Doo and I visited New York City a while back, and because I’d never seen a Broadway production, I insisted we get tickets to a show. We decided on “The Book of Mormon,” and it did not disappoint. In fact, this might be my new favorite musical. EVER. Hysterically raw and a good message, I loved every Latter Day Saint moment. Anyhoo, there’s one song that I can’t seem to get out of my head this week (no, not that song! Can you imagine me singing that one around the house?). Called “Turn It Off,” it’s all about suppressing bad thoughts and feelings.
Though I love the holidays, I find them extremely challenging. I’m constantly exhausted. I’m usually stressed. And if I have to answer “Why didn’t Pickleknuckle come back this year?” one more time, my daughter’s going to witness an elf-on-the-shelf homicide scene that will traumatize her for years to come.
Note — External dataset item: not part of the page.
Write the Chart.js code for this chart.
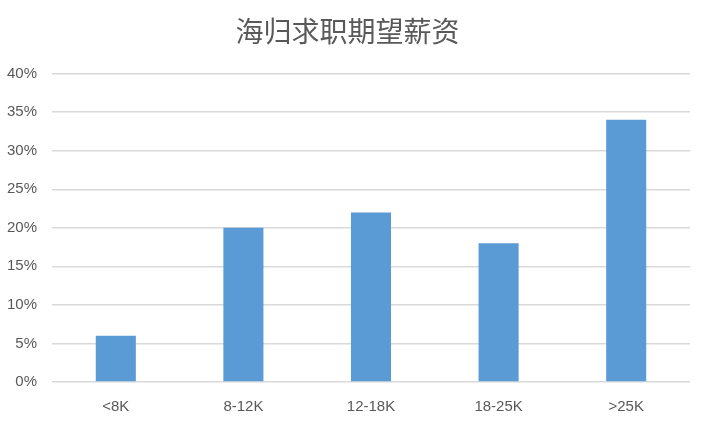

But because there are memories to be made with family and friends, I have to “turn it off.” I have to buck up and smile, don dresses and eyeliner, and pretend that I’m enjoying every single damn minute of togetherness and gift-giving when all I really want for Christmas is to finish “Breaking Bad,” alone except for a steaming mug of Ramen.
Unfortunately, my kids and Doo must face the consequences of this “Turn It Off” policy. As is the nature of bottling up true sentiments, that vitriol eventually spews forth, usually around 9 p.m. when I just need to go to sleep but everyone is ensconced in a “Lord of the Rings” marathon in the family room directly below my bed.
But what else can I do? I can’t act bratty with people whom I only see once a year, nor will that behavior fly with parents and in-laws. “Turning it off” is the only way to ensure happiness and good will toward men. And so, I will steal moments of quiet couch time in my PJ’s where I can, and will “turn it off” when holiday duty calls. I might also sing that other song.